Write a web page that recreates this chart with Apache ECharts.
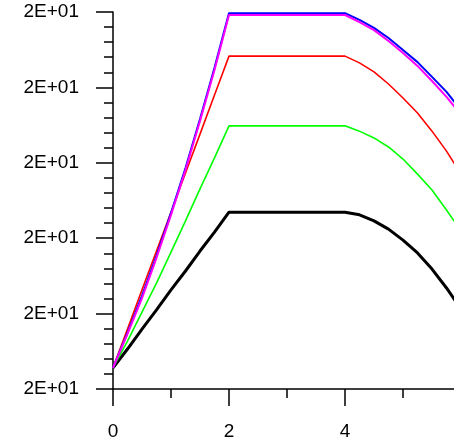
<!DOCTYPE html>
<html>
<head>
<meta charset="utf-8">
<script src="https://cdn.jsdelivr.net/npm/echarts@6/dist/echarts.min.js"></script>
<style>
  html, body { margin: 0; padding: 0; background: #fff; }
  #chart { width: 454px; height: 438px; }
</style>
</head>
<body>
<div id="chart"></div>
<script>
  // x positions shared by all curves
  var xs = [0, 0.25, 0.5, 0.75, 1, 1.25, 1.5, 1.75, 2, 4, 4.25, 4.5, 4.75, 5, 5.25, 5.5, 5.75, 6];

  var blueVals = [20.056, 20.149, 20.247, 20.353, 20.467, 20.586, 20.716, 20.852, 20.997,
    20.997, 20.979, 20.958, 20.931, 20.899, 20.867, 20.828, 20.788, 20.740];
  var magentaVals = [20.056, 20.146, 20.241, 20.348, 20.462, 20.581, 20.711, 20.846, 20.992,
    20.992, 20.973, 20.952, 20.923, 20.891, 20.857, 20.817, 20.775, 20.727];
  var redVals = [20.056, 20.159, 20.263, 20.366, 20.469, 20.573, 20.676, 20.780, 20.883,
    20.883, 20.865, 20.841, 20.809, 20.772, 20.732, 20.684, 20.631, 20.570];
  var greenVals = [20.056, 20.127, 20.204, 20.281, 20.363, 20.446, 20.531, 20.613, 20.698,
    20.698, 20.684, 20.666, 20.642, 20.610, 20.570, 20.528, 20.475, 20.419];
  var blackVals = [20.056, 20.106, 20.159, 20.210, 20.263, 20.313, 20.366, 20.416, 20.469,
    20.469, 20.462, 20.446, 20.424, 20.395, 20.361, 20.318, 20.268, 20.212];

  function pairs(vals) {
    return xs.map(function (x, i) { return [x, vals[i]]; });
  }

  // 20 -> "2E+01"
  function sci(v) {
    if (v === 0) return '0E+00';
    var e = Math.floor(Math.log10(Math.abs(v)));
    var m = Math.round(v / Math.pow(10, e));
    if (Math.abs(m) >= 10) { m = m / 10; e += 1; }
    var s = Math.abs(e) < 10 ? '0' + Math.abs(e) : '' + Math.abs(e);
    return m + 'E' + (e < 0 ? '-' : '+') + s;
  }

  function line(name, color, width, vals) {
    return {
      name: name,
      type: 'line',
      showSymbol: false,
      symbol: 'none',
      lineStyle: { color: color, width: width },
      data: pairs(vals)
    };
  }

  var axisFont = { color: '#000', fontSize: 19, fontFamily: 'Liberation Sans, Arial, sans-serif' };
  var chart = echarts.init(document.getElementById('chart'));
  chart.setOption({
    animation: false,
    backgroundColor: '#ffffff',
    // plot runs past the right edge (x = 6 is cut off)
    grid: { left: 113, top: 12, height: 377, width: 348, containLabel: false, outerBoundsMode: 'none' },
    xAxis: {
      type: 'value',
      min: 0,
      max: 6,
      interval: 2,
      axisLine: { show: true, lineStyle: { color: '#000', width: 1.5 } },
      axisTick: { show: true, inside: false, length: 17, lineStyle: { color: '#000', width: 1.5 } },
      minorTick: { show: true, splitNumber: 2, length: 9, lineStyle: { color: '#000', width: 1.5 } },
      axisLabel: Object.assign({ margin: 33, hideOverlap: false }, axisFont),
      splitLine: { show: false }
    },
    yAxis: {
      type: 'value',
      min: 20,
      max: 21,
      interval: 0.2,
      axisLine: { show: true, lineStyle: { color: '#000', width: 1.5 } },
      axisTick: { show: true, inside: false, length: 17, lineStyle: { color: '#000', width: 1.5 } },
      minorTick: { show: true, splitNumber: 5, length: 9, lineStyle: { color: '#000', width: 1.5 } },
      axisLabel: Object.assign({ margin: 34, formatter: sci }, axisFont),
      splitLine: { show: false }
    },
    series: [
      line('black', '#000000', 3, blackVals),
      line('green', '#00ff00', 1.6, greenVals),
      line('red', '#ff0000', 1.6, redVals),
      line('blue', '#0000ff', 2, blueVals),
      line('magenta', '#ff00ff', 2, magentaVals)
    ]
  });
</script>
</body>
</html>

* * * *

> _WHAT IS BEING ASKED_
All of the lines above should be retyped precisely, apart from the pictures.

> _EXERCISE ANSWER_
Write a web page that recreates this chart with Apache ECharts.
<!DOCTYPE html>
<html>
<head>
<meta charset="utf-8">
<script src="https://cdn.jsdelivr.net/npm/echarts@6/dist/echarts.min.js"></script>
<style>
  html, body { margin: 0; padding: 0; background: #fff; }
  #chart { width: 454px; height: 438px; }
</style>
</head>
<body>
<div id="chart"></div>
<script>
  // x positions shared by all curves
  var xs = [0, 0.25, 0.5, 0.75, 1, 1.25, 1.5, 1.75, 2, 4, 4.25, 4.5, 4.75, 5, 5.25, 5.5, 5.75, 6];

  var blueVals = [20.056, 20.149, 20.247, 20.353, 20.467, 20.586, 20.716, 20.852, 20.997,
    20.997, 20.979, 20.958, 20.931, 20.899, 20.867, 20.828, 20.788, 20.740];
  var magentaVals = [20.056, 20.146, 20.241, 20.348, 20.462, 20.581, 20.711, 20.846, 20.992,
    20.992, 20.973, 20.952, 20.923, 20.891, 20.857, 20.817, 20.775, 20.727];
  var redVals = [20.056, 20.159, 20.263, 20.366, 20.469, 20.573, 20.676, 20.780, 20.883,
    20.883, 20.865, 20.841, 20.809, 20.772, 20.732, 20.684, 20.631, 20.570];
  var greenVals = [20.056, 20.127, 20.204, 20.281, 20.363, 20.446, 20.531, 20.613, 20.698,
    20.698, 20.684, 20.666, 20.642, 20.610, 20.570, 20.528, 20.475, 20.419];
  var blackVals = [20.056, 20.106, 20.159, 20.210, 20.263, 20.313, 20.366, 20.416, 20.469,
    20.469, 20.462, 20.446, 20.424, 20.395, 20.361, 20.318, 20.268, 20.212];

  function pairs(vals) {
    return xs.map(function (x, i) { return [x, vals[i]]; });
  }

  // 20 -> "2E+01"
  function sci(v) {
    if (v === 0) return '0E+00';
    var e = Math.floor(Math.log10(Math.abs(v)));
    var m = Math.round(v / Math.pow(10, e));
    if (Math.abs(m) >= 10) { m = m / 10; e += 1; }
    var s = Math.abs(e) < 10 ? '0' + Math.abs(e) : '' + Math.abs(e);
    return m + 'E' + (e < 0 ? '-' : '+') + s;
  }

  function line(name, color, width, vals) {
    return {
      name: name,
      type: 'line',
      showSymbol: false,
      symbol: 'none',
      lineStyle: { color: color, width: width },
      data: pairs(vals)
    };
  }

  var axisFont = { color: '#000', fontSize: 19, fontFamily: 'Liberation Sans, Arial, sans-serif' };
  var chart = echarts.init(document.getElementById('chart'));
  chart.setOption({
    animation: false,
    backgroundColor: '#ffffff',
    // plot runs past the right edge (x = 6 is cut off)
    grid: { left: 113, top: 12, height: 377, width: 348, containLabel: false, outerBoundsMode: 'none' },
    xAxis: {
      type: 'value',
      min: 0,
      max: 6,
      interval: 2,
      axisLine: { show: true, lineStyle: { color: '#000', width: 1.5 } },
      axisTick: { show: true, inside: false, length: 17, lineStyle: { color: '#000', width: 1.5 } },
      minorTick: { show: true, splitNumber: 2, length: 9, lineStyle: { color: '#000', width: 1.5 } },
      axisLabel: Object.assign({ margin: 33, hideOverlap: false }, axisFont),
      splitLine: { show: false }
    },
    yAxis: {
      type: 'value',
      min: 20,
      max: 21,
      interval: 0.2,
      axisLine: { show: true, lineStyle: { color: '#000', width: 1.5 } },
      axisTick: { show: true, inside: false, length: 17, lineStyle: { color: '#000', width: 1.5 } },
      minorTick: { show: true, splitNumber: 5, length: 9, lineStyle: { color: '#000', width: 1.5 } },
      axisLabel: Object.assign({ margin: 34, formatter: sci }, axisFont),
      splitLine: { show: false }
    },
    series: [
      line('black', '#000000', 3, blackVals),
      line('green', '#00ff00', 1.6, greenVals),
      line('red', '#ff0000', 1.6, redVals),
      line('blue', '#0000ff', 2, blueVals),
      line('magenta', '#ff00ff', 2, magentaVals)
    ]
  });
</script>
</body>
</html>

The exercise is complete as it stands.